Important for space navigation and communication: scientists calculate exact time on Mars for the first time

Important for space navigation and communication: scientists calculate exact time on Mars for the first time

Photo: ESO

Clocks run faster on mars due to weaker gravity and the planet’s eccentric orbit.
Physicists at the US National Institute of Standards and Technology (NIST) have for the first time calculated exactly how time on mars flows compared with earth. Their findings show that martian clocks tick on average 477 microseconds faster per day, although the difference can vary significantly. The calculation is considered crucial for future deep-space navigation and interplanetary communication.
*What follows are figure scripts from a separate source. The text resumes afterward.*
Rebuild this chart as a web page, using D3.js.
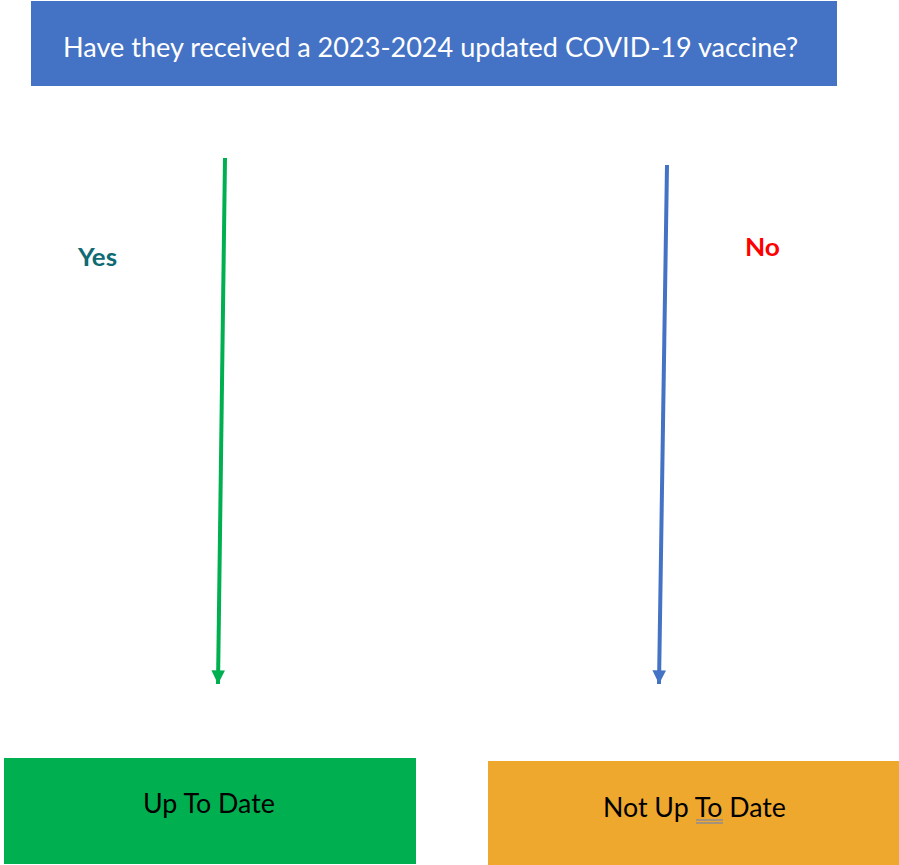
<!DOCTYPE html>
<html>
<head>
<meta charset="utf-8">
<script src="https://cdn.jsdelivr.net/npm/d3@7"></script>
<style>
  body { margin: 0; background: #fff; }
  svg { display: block; font-family: Lato, "Open Sans", sans-serif; }
</style>
</head>
<body>
<div id="chart"></div>
<script>
// flowchart content
const question = "Have they received a 2023-2024 updated COVID-19 vaccine?";
const answers = ["Yes", "No"];
const answerColors = ["#0E6B73", "#FF0000"];
const arrowColors = ["#00B050", "#4472C4"];
const outcomes = ["Up To Date", "Not Up To Date"];
const outcomeColors = ["#00B050", "#EEA82D"];

const width = 899, height = 865;

const svg = d3.select("#chart").append("svg")
    .attr("width", width)
    .attr("height", height);

// arrow heads, one per colour
const defs = svg.append("defs");
arrowColors.forEach((c, i) => {
    defs.append("marker")
        .attr("id", "head" + i)
        .attr("viewBox", "0 0 10 10")
        .attr("refX", 10).attr("refY", 5)
        .attr("markerWidth", 3.6).attr("markerHeight", 3.4)
        .attr("orient", "auto")
        .append("path")
        .attr("d", "M0,0 L10,5 L0,10 Z")
        .attr("fill", c);
});

// question box
svg.append("rect")
    .attr("x", 31).attr("y", 1)
    .attr("width", 806).attr("height", 85)
    .attr("fill", "#4472C4");

svg.append("text")
    .attr("x", 430.5).attr("y", 57)
    .attr("text-anchor", "middle")
    .attr("fill", "#fff")
    .attr("font-size", 27)
    .attr("textLength", 735)
    .attr("lengthAdjust", "spacingAndGlyphs")
    .text(question);

// arrows
const arrowStart = [[225, 158], [667, 165]];
const arrowEnd = [[218, 684], [659, 684]];

svg.selectAll("line.arrow")
    .data(answers)
    .enter().append("line")
    .attr("class", "arrow")
    .attr("x1", (d, i) => arrowStart[i][0])
    .attr("y1", (d, i) => arrowStart[i][1])
    .attr("x2", (d, i) => arrowEnd[i][0])
    .attr("y2", (d, i) => arrowEnd[i][1])
    .attr("stroke", (d, i) => arrowColors[i])
    .attr("stroke-width", 4)
    .attr("marker-end", (d, i) => `url(#head${i})`);

// answer labels
const answerPos = [[97.5, 266], [762.5, 256]];
const answerLen = [39, 35];
svg.selectAll("text.answer")
    .data(answers)
    .enter().append("text")
    .attr("class", "answer")
    .attr("x", (d, i) => answerPos[i][0])
    .attr("y", (d, i) => answerPos[i][1])
    .attr("text-anchor", "middle")
    .attr("font-weight", "bold")
    .attr("font-size", 25)
    .attr("fill", (d, i) => answerColors[i])
    .attr("textLength", (d, i) => answerLen[i])
    .attr("lengthAdjust", "spacingAndGlyphs")
    .text(d => d);

// outcome boxes
const boxes = [
    { x: 4, y: 758, w: 412, h: 106, tx: 209, ty: 813, tl: 132 },
    { x: 488, y: 761, w: 411, h: 104, tx: 694.5, ty: 817, tl: 183 }
];

const out = svg.selectAll("g.outcome")
    .data(outcomes)
    .enter().append("g")
    .attr("class", "outcome");

out.append("rect")
    .attr("x", (d, i) => boxes[i].x)
    .attr("y", (d, i) => boxes[i].y)
    .attr("width", (d, i) => boxes[i].w)
    .attr("height", (d, i) => boxes[i].h)
    .attr("fill", (d, i) => outcomeColors[i]);

out.append("text")
    .attr("x", (d, i) => boxes[i].tx)
    .attr("y", (d, i) => boxes[i].ty)
    .attr("text-anchor", "middle")
    .attr("font-size", 27)
    .attr("fill", "#000")
    .attr("textLength", (d, i) => boxes[i].tl)
    .attr("lengthAdjust", "spacingAndGlyphs")
    .text(d => d);

// spell-check double underline under "To"
[820, 823].forEach(y => {
    svg.append("line")
        .attr("x1", 696).attr("x2", 723)
        .attr("y1", y).attr("y2", y)
        .attr("stroke", "#5B7FC8")
        .attr("stroke-width", 1);
});
</script>
</body>
</html>
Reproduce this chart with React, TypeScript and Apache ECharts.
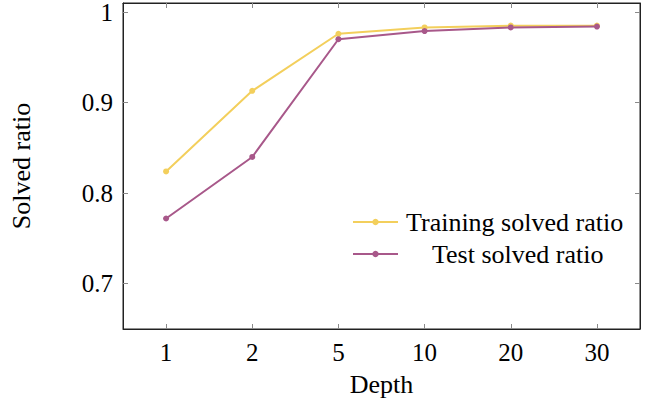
import React, { useEffect, useRef } from "react";
import * as echarts from "echarts";

const depths = ["1", "2", "5", "10", "20", "30"];
const trainingRatio = [0.824, 0.913, 0.976, 0.983, 0.985, 0.985];
const testRatio = [0.772, 0.84, 0.97, 0.979, 0.983, 0.984];
const yTicks = [0.7, 0.8, 0.9, 1];

const FONT = "Liberation Serif";
const YELLOW = "#f3cf5c";
const PURPLE = "#a8588a";
const TICK = "#8a8a8a";

export default function App() {
  const ref = useRef<HTMLDivElement>(null);
  useEffect(() => {
    if (!ref.current) return;
    const chart = echarts.init(ref.current, null, { renderer: "svg" });
    const tickStyle = { show: true, inside: true, length: 5, lineStyle: { color: TICK, width: 1 } };
    chart.setOption({
      animation: false,
      backgroundColor: "#fff",
      textStyle: { fontFamily: FONT },
      grid: {
        left: 123,
        right: 9,
        top: 3,
        bottom: 76,
        show: true,
        borderColor: "#222",
        borderWidth: 1,
        containLabel: false,
        outerBoundsMode: "none",
      },
      xAxis: [
        {
          type: "category",
          data: depths,
          boundaryGap: true,
          position: "bottom",
          name: "Depth",
          nameLocation: "middle",
          nameGap: 42,
          nameTextStyle: { fontFamily: FONT, fontSize: 26, color: "#000" },
          axisLine: { show: true, lineStyle: { color: "#222" } },
          axisTick: { ...tickStyle, alignWithLabel: true },
          axisLabel: { fontFamily: FONT, fontSize: 25, color: "#000", margin: 11 },
          splitLine: { show: false },
        },
        {
          type: "category",
          data: depths,
          boundaryGap: true,
          position: "top",
          axisLine: { show: true, lineStyle: { color: "#222" } },
          axisTick: { ...tickStyle, alignWithLabel: true },
          axisLabel: { show: false },
          splitLine: { show: false },
        },
      ],
      yAxis: [
        {
          type: "value",
          min: 0.65,
          max: 1.01,
          position: "left",
          name: "Solved ratio",
          nameLocation: "middle",
          nameGap: 89,
          nameRotate: 90,
          nameTextStyle: { fontFamily: FONT, fontSize: 26, color: "#000" },
          axisLine: { show: true, lineStyle: { color: "#222" } },
          axisTick: { ...tickStyle, customValues: yTicks },
          axisLabel: {
            fontFamily: FONT,
            fontSize: 25,
            color: "#000",
            margin: 10,
            customValues: yTicks,
            formatter: (v: number) => String(Math.round(v * 10) / 10),
          },
          splitLine: { show: false },
        },
        {
          type: "value",
          min: 0.65,
          max: 1.01,
          position: "right",
          axisLine: { show: true, lineStyle: { color: "#222" } },
          axisTick: { ...tickStyle, customValues: yTicks },
          axisLabel: { show: false },
          splitLine: { show: false },
        },
      ],
      legend: [
        {
          data: ["Training solved ratio"],
          orient: "vertical",
          left: 352,
          top: 209,
          itemWidth: 45,
          itemHeight: 8,
          padding: 0,
          textStyle: { fontFamily: FONT, fontSize: 26, color: "#000", padding: [0, 0, 0, 3] },
        },
        {
          data: ["Test solved ratio"],
          orient: "vertical",
          left: 352,
          top: 241,
          itemWidth: 45,
          itemHeight: 8,
          padding: 0,
          textStyle: { fontFamily: FONT, fontSize: 26, color: "#000", padding: [0, 0, 0, 29] },
        },
      ],
      series: [
        {
          name: "Training solved ratio",
          type: "line",
          data: trainingRatio,
          color: YELLOW,
          symbol: "circle",
          symbolSize: 6,
          lineStyle: { width: 2, color: YELLOW },
          itemStyle: { color: YELLOW },
        },
        {
          name: "Test solved ratio",
          type: "line",
          data: testRatio,
          color: PURPLE,
          symbol: "circle",
          symbolSize: 6,
          lineStyle: { width: 2, color: PURPLE },
          itemStyle: { color: PURPLE },
        },
      ],
    });
    return () => chart.dispose();
  }, []);
  return <div ref={ref} style={{ width: 649, height: 405, position: "absolute", left: 0, top: 0 }} />;
}
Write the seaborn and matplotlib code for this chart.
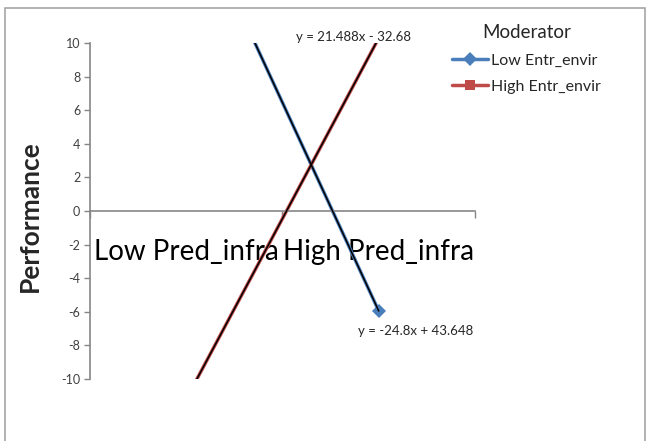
import numpy as np
import pandas as pd
import matplotlib
matplotlib.use("Agg")
import matplotlib.pyplot as plt
from matplotlib.patches import Rectangle
import seaborn as sns

categories = ["Low Pred_infra", "High Pred_infra"]
cat_pos = [1, 2]
series = ["Low Entr_envir", "High Entr_envir"]
low_vals = [18.848, -5.952]
high_vals = [-11.192, 10.296]
y_ticks = [-10, -8, -6, -4, -2, 0, 2, 4, 6, 8, 10]

df = pd.DataFrame({
    "x": cat_pos * 2,
    "Performance": low_vals + high_vals,
    "Moderator": [series[0]] * 2 + [series[1]] * 2,
})

sns.set_style("white")
plt.rcParams["font.family"] = ["Lato", "DejaVu Sans"]

fig = plt.figure(figsize=(6.49, 4.41), dpi=100)
ax = fig.add_axes([90 / 649, 1 - 379 / 441, 385 / 649, 336 / 441])

colors = {series[0]: "#4A7EBB", series[1]: "#BE4B48"}
sns.lineplot(data=df, x="x", y="Performance", hue="Moderator", style="Moderator",
             markers=["D", "s"], dashes=False, palette=colors, linewidth=2.5,
             markersize=7, markeredgewidth=0, ax=ax, legend=True)

# linear trendlines (black, thin) with their equations
eq_pos = {series[0]: (416, 331), series[1]: (353, 37)}
for name in series:
    sub = df[df["Moderator"] == name]
    m, b = np.polyfit(sub["x"], sub["Performance"], 1)
    xs = np.array([1.0, 2.0])
    ax.plot(xs, m * xs + b, color="black", lw=1.1, zorder=5)
    m, b = round(m, 3), round(b, 3)
    sign = "+" if b >= 0 else "-"
    label = f"y = {m:g}x {sign} {abs(b):g}"
    px, py = eq_pos[name]
    fig.text(px / 649, 1 - py / 441, label, fontsize=9.5, color="#262626",
             ha="center", va="center")

ax.set_xlim(0.5, 2.5)
ax.set_ylim(-10, 10)
ax.set_yticks(y_ticks)
ax.set_yticklabels([str(t) for t in y_ticks])
ax.tick_params(axis="y", direction="out", length=4, width=1, color="#868686",
               left=True, pad=3, labelsize=9, labelcolor="#404040")

ax.set_xticks([0.5, 1.5, 2.5])
ax.set_xticklabels([])
ax.set_xticks(cat_pos, minor=True)
ax.set_xticklabels(categories, minor=True)
ax.tick_params(axis="x", which="major", direction="out", length=5, width=1,
               color="#868686", bottom=True)
ax.tick_params(axis="x", which="minor", length=0, pad=20, labelsize=20,
               labelcolor="black")

for s in ["top", "right"]:
    ax.spines[s].set_visible(False)
ax.spines["bottom"].set_position(("data", 0))
for s in ["left", "bottom"]:
    ax.spines[s].set_color("#868686")
    ax.spines[s].set_linewidth(1.2)

ax.set_xlabel("")
ax.set_ylabel("")
fig.text(30 / 649, 1 - 216 / 441, "Performance", rotation=90, fontsize=19,
         fontweight="bold", ha="center", va="center")

handles, labels = ax.get_legend_handles_labels()
ax.get_legend().remove()
fig.legend(handles, labels, title="Moderator", loc="upper left",
           bbox_to_anchor=(438 / 649, 1 - 10 / 441), frameon=False,
           fontsize=11.5, title_fontsize=13.5, handlelength=2.2,
           handletextpad=0.2, labelspacing=0.75)

fig.add_artist(Rectangle((5 / 649, -0.05), 640 / 649, 1.05 - 8 / 441,
                         transform=fig.transFigure, fill=False,
                         edgecolor="#A6A6A6", lw=1.2))

fig.savefig("out.png", dpi=100)
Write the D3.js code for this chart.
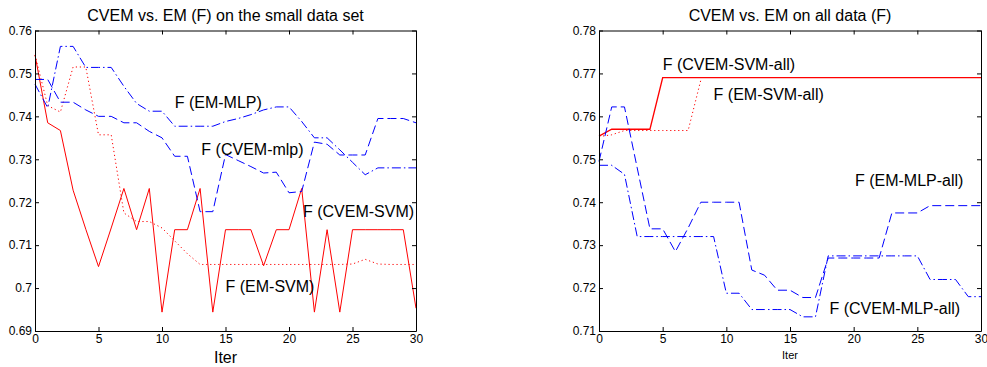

The researchers determined that the discrepancy between martian and terrestrial timekeeping stems from differences in gravity and Mars’s orbital dynamics. Because the planet’s gravitational field is about five times weaker than Earth’s, time passes slightly faster on mars. Its eccentric orbit, along with the gravitational effects of the Sun, Earth and the Moon, can shift the difference by up to 226 microseconds per day over the course of a martian year. The study, published in The Astronomical Journal, expands on previous NIST work on establishing precise time standards for the Moon. According to physicist Bijunath Patla, such calculations are essential for NASA’s future Mars missions and for building an interplanetary navigation network. “It’s time for the Moon and Mars. This is the closest we’ve come to the science-fiction vision of expanding across the solar system,” Patla said.

A martian day is 40 minutes longer than an Earth day, and a martian year lasts 687 Earth days. But those figures alone do not answer how a second on Mars compares to one on Earth. An atomic clock taken to Mars would run normally, but its readings would drift relative to clocks on Earth. To address this, NIST physicists had to define the equivalent of a martian “time zone” based on the planet’s physical conditions.

Their calculations rely on Einstein’s general theory of relativity, which predicts that time passes at different rates in different gravitational fields—more slowly where gravity is stronger, and faster where it is weaker. They also accounted for the planet’s orbital speed and complex interactions among the Sun, Earth, Moon and Mars. “The three-body problem is incredibly hard. Now we’re dealing with four,” Patla noted.

Using data from multiple Mars missions, Patla and colleague Neil Ashby incorporated all relevant factors and arrived at the average difference of 477 microseconds per martian day. While tiny, such variations are crucial for communication systems that require synchronization to within one-tenth of a microsecond.

Today, signal delays between Earth and Mars range from four to 24 minutes—a situation Patla likens to the era of handwritten letters carried by ships across oceans. Accurate time synchronization, he says, will be the foundation for a future “internet of the solar system.” “Once you synchronize time, it will be almost like real-time communication,” he explained. Ashby, however, cautions that practical applications remain far off, saying it may take decades before Mars’s surface is busy enough to need such a navigation network.

Patla stresses that the findings are important not only for engineering but also for fundamental physics. The work, he says, advances understanding of relativity and the influence of gravity on the flow of time. “It’s good to know for the first time what’s happening on Mars in terms of time. No one knew this before,” he concluded.